Unlike then however there is no obvious political cleavage. Take a state like Georgia – its major cities are minority-majority, liberal, secular, and solidly Democrat, but its smaller towns are rural areas remain very white, Christian and Republican.
If the US were to break up today it would likely be into a million different shards than two or three breakaway republics. As unlikely as this remains for now, given how divided the US has become, whether VP Kamala Harris or former President Donald Trump wins, the country is set to remain divided and dangerously devoid of consensus.
Domestically, on everything from immigration to abortion, this election is one of diametric opposites – in “vibes” as much as actionable policy – with half the country set to be disappointed, and huge chunks enraged, whoever comes out on top.
Internationally, while the two candidates seem (on face value) relatively close on China, on Israel and Ukraine they appear more visibly far apart – especially as regards the latter – with massive implications for Kyiv if Trump makes good on his suspected policy of withdrawing support for Ukraine and forcing some kind of deal with Moscow.
National polls currently show a knife-edge election, with some giving Tramp a narrow lead, and others Harris.
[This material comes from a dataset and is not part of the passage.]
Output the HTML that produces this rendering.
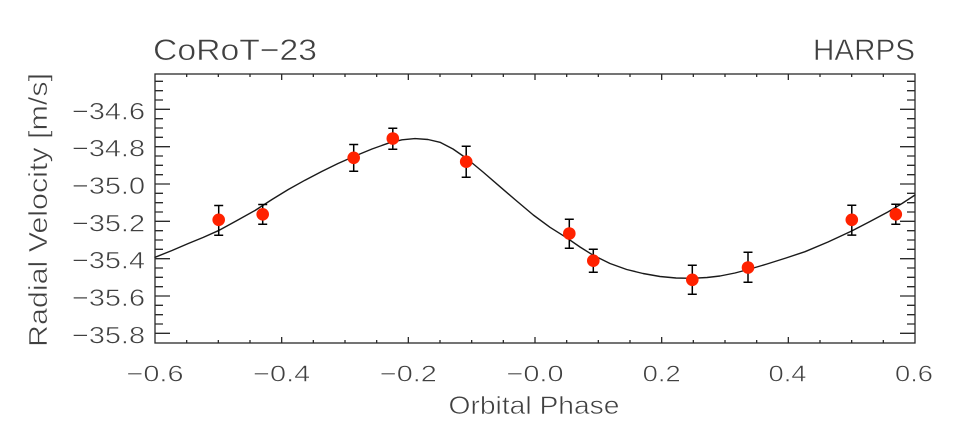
<!DOCTYPE html>
<html>
<head>
<meta charset="utf-8">
<style>
  html, body { margin: 0; padding: 0; background: #ffffff; }
  svg { display: block; }
  text { font-family: "Liberation Sans", "DejaVu Sans", sans-serif; fill: #404040; stroke: #ffffff; stroke-width: 0.55px; paint-order: fill stroke; }
</style>
</head>
<body>
<svg width="970" height="447" viewBox="0 0 970 447" xmlns="http://www.w3.org/2000/svg">
  <rect x="0" y="0" width="970" height="447" fill="#ffffff"/>

  <!-- Titles -->
  <text x="153" y="60" font-size="30" textLength="164" lengthAdjust="spacingAndGlyphs">CoRoT−23</text>
  <text x="813" y="60" font-size="30" textLength="102" lengthAdjust="spacingAndGlyphs">HARPS</text>

  <!-- Axes box -->
  <rect x="155" y="74" width="760" height="269" fill="none" stroke="#2a2a2a" stroke-width="1.3"/>

  <!-- Ticks -->
  <g stroke="#2a2a2a" stroke-width="1.3" fill="none">
    <path d="M155 109.33H170 M155 146.67H170 M155 184H170 M155 221.33H170 M155 258.67H170 M155 296H170 M155 333.33H170
             M915 109.33H900 M915 146.67H900 M915 184H900 M915 221.33H900 M915 258.67H900 M915 296H900 M915 333.33H900"/>
    <path d="M155 81.33H163 M155 90.67H163 M155 100H163 M155 118.67H163 M155 128H163 M155 137.33H163 M155 156H163 M155 165.33H163 M155 174.67H163 M155 193.33H163 M155 202.67H163 M155 212H163 M155 230.67H163 M155 240H163 M155 249.33H163 M155 268H163 M155 277.33H163 M155 286.67H163 M155 305.33H163 M155 314.67H163 M155 324H163
             M915 81.33H907 M915 90.67H907 M915 100H907 M915 118.67H907 M915 128H907 M915 137.33H907 M915 156H907 M915 165.33H907 M915 174.67H907 M915 193.33H907 M915 202.67H907 M915 212H907 M915 230.67H907 M915 240H907 M915 249.33H907 M915 268H907 M915 277.33H907 M915 286.67H907 M915 305.33H907 M915 314.67H907 M915 324H907"/>
    <path d="M281.67 343V337 M408.33 343V337 M535 343V337 M661.67 343V337 M788.33 343V337
             M281.67 74V80 M408.33 74V80 M535 74V80 M661.67 74V80 M788.33 74V80"/>
    <path d="M186.67 343V340 M218.33 343V340 M250 343V340 M313.33 343V340 M345 343V340 M376.67 343V340 M440 343V340 M471.67 343V340 M503.33 343V340 M566.67 343V340 M598.33 343V340 M630 343V340 M693.33 343V340 M725 343V340 M756.67 343V340 M820 343V340 M851.67 343V340 M883.33 343V340
             M186.67 74V77 M218.33 74V77 M250 74V77 M313.33 74V77 M345 74V77 M376.67 74V77 M440 74V77 M471.67 74V77 M503.33 74V77 M566.67 74V77 M598.33 74V77 M630 74V77 M693.33 74V77 M725 74V77 M756.67 74V77 M820 74V77 M851.67 74V77 M883.33 74V77"/>
  </g>

  <!-- Y tick labels -->
  <g font-size="24.5" text-anchor="end">
    <text x="145" y="119.3" textLength="73" lengthAdjust="spacingAndGlyphs">−34.6</text>
    <text x="145" y="156.7" textLength="73" lengthAdjust="spacingAndGlyphs">−34.8</text>
    <text x="145" y="194" textLength="73" lengthAdjust="spacingAndGlyphs">−35.0</text>
    <text x="145" y="231.3" textLength="73" lengthAdjust="spacingAndGlyphs">−35.2</text>
    <text x="145" y="268.7" textLength="73" lengthAdjust="spacingAndGlyphs">−35.4</text>
    <text x="145" y="306" textLength="73" lengthAdjust="spacingAndGlyphs">−35.6</text>
    <text x="145" y="343.3" textLength="73" lengthAdjust="spacingAndGlyphs">−35.8</text>
  </g>

  <!-- X tick labels -->
  <g font-size="23" text-anchor="middle">
    <text x="155" y="381.7" textLength="57" lengthAdjust="spacingAndGlyphs">−0.6</text>
    <text x="281.67" y="381.7" textLength="57" lengthAdjust="spacingAndGlyphs">−0.4</text>
    <text x="408.33" y="381.7" textLength="57" lengthAdjust="spacingAndGlyphs">−0.2</text>
    <text x="535" y="381.7" textLength="57" lengthAdjust="spacingAndGlyphs">−0.0</text>
    <text x="661.67" y="381.7" textLength="38" lengthAdjust="spacingAndGlyphs">0.2</text>
    <text x="787.5" y="381.7" textLength="38" lengthAdjust="spacingAndGlyphs">0.4</text>
    <text x="914" y="381.7" textLength="38" lengthAdjust="spacingAndGlyphs">0.6</text>
  </g>

  <!-- Axis titles -->
  <text x="534" y="414" font-size="25" text-anchor="middle" textLength="171" lengthAdjust="spacingAndGlyphs">Orbital Phase</text>
  <text transform="translate(47,210) rotate(-90)" x="0" y="0" font-size="26" text-anchor="middle" textLength="274" lengthAdjust="spacingAndGlyphs">Radial Velocity [m/s]</text>

  <!-- Model curve -->
  <polyline fill="none" stroke="#1a1a1a" stroke-width="1.4" stroke-linejoin="round" stroke-linecap="round"
    points="155,257.3 172,250.5 188.3,243.5 203,237.5 218.3,230.7 237,220.5 255,210.5 272,199.5 288.3,189.5 305,180.2 321.7,171.5 338,163.5 355,156 372,149 388.3,143.2 402,139.8 415,138.6 428,139.5 440,142.3 453,149 466.7,158.5 483,172 500,186.7 516.7,201 533.3,215 550,227.3 566.7,237.8 580,247 593.3,255.3 610,263.5 626.7,269.5 643,273.5 660,276.5 676,278 691.7,278.3 707,277.5 720,276 735,273 748.3,269.5 767,264 786,258 805,251.7 828,242 851.7,231 870,221.5 888.3,211.7 902,203.5 915,195"/>

  <!-- Error bars -->
  <g stroke="#000000" stroke-width="1.5" fill="none">
    <path d="M218.7 205.5V235.3 M214.2 205.5H223.2 M214.2 235.3H223.2"/>
    <path d="M262.7 204.5V224.3 M258.2 204.5H267.2 M258.2 224.3H267.2"/>
    <path d="M353.7 144.5V171.3 M349.2 144.5H358.2 M349.2 171.3H358.2"/>
    <path d="M392.8 128.3V149.3 M388.3 128.3H397.3 M388.3 149.3H397.3"/>
    <path d="M466.2 146.2V177.2 M461.7 146.2H470.7 M461.7 177.2H470.7"/>
    <path d="M569.3 219.3V248.3 M564.8 219.3H573.8 M564.8 248.3H573.8"/>
    <path d="M593.3 249.3V272.3 M588.8 249.3H597.8 M588.8 272.3H597.8"/>
    <path d="M692.3 265.3V294.3 M687.8 265.3H696.8 M687.8 294.3H696.8"/>
    <path d="M748 252.3V282.3 M743.5 252.3H752.5 M743.5 282.3H752.5"/>
    <path d="M851.8 205.3V235.1 M847.3 205.3H856.3 M847.3 235.1H856.3"/>
    <path d="M895.8 204.3V224.2 M891.3 204.3H900.3 M891.3 224.2H900.3"/>
  </g>

  <!-- Data points -->
  <g fill="#ff2200">
    <circle cx="218.7" cy="219.8" r="6.3"/>
    <circle cx="262.7" cy="214.3" r="6.3"/>
    <circle cx="353.7" cy="157.8" r="6.3"/>
    <circle cx="392.8" cy="138.5" r="6.3"/>
    <circle cx="466.2" cy="161.7" r="6.3"/>
    <circle cx="569.3" cy="233.5" r="6.3"/>
    <circle cx="593.3" cy="260.7" r="6.3"/>
    <circle cx="692.3" cy="279.8" r="6.3"/>
    <circle cx="748" cy="267.5" r="6.3"/>
    <circle cx="851.8" cy="219.8" r="6.3"/>
    <circle cx="895.8" cy="214.3" r="6.3"/>
  </g>
</svg>
</body>
</html>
The nationwide poll of polls as of now still has Harris fractionally ahead, with the VP counting on a demographically changing America, and the support of ethnic minorities (about 40 per cent of the country and growing), women, urban dwellers and the college-educated.
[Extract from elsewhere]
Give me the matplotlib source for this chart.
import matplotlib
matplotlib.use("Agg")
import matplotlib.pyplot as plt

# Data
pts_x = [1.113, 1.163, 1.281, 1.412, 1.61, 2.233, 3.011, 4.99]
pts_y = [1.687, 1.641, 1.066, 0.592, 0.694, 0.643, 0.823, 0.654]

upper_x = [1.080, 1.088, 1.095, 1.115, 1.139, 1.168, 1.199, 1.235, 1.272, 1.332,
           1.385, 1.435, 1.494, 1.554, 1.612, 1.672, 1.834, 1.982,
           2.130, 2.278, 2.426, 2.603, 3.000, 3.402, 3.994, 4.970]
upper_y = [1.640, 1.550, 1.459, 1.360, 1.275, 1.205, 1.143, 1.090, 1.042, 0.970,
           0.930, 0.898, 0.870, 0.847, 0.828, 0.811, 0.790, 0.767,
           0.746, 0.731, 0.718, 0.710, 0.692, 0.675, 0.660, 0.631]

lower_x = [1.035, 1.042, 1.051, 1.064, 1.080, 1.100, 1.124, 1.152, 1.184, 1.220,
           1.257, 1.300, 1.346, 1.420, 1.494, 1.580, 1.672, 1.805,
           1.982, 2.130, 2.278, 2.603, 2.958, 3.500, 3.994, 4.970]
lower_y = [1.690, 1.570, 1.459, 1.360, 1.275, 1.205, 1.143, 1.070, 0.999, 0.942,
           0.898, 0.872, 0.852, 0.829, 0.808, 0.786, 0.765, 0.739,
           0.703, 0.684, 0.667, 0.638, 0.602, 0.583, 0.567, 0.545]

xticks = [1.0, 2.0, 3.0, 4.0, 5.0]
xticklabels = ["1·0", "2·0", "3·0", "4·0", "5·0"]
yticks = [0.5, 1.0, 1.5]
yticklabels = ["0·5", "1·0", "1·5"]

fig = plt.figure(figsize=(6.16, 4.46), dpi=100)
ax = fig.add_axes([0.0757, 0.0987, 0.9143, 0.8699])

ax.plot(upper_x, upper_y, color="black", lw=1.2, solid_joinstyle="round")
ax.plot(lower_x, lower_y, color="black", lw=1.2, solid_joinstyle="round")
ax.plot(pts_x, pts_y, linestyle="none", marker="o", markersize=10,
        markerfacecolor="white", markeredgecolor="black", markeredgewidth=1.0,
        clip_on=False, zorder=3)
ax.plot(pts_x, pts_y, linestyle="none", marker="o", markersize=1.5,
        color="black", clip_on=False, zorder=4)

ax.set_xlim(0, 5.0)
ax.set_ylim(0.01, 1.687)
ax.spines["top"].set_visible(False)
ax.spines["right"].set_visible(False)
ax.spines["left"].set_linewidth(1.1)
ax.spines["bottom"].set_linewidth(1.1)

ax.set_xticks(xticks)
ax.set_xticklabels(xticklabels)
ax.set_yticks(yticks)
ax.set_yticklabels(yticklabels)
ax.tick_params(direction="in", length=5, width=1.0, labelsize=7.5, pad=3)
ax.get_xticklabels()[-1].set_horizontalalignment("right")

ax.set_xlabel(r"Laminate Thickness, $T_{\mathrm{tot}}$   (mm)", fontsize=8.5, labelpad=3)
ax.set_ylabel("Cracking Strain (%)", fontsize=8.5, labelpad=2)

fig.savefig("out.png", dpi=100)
Still, Trump keeps his lead among whites, men, rural voters and those without college degrees. He also benefits from general antipathy towards the Biden administration for the border crisis and a sense – if nothing else – that the economy did better on the billionaire’s watch.
What could prove especially dangerous for an already-divided country is if one candidate wins the popular vote but loses on the Electoral College, given how votes are distributed relative to population. This makes the so-called “swing states” so important.
In most polls, Trump narrowly leads in Arizona, Georgia and North Carolina. Nevada and Pennsylvania are dead-heats or narrow Trump leads, with Michigan and Wisconsin breaking more decidedly for Harris. That said, the VP has recently led Trump in Georgia and North Carolina, as well as in the rural state of Iowa, evidencing the knife-edge nature of this election.
Can we make any last minute predictions from all this? Well, despite talk of Harris doing poorly among black men and more Latinos backing Trump, the changing demographics of America (less white, less Christian, more college-educated, more urban) are positives for Harris, even if a) she is tainted by the Biden years and b) those demographic changes are still ongoing.
Trump benefits from the fact he isn’t Biden or Harris, and is untainted by the last four years, while Harris benefits from not being Trump, and untainted by his time in office. In other words, this election will be more about votes against something rather than votes positively for something else, hardly a recipe for political stability.
Many voters are worked up over immigration (gain for Trump) but scores of others – especially women – feel just as strongly about abortion (gain for Harris). And so it goes on. The divisions which beset America will remain whoever wins.
That would be tough enough for a country the size of Britain, itself depressingly divided. But for a hyper-diverse empire-sized superpower of 330-odd-million-people, it could prove fatal, and America’s enemies – not least in China – have no doubt figured out how this Achilles’ Heel can be exploited if and when war erupts over the Taiwan Strait or South China Sea.
With no obvious winner heading into election day, both sides can selectively cite stats, vibes and trends. But one thing is clear, the America which emerges from this will almost certainly remain devoid of consensus and unity.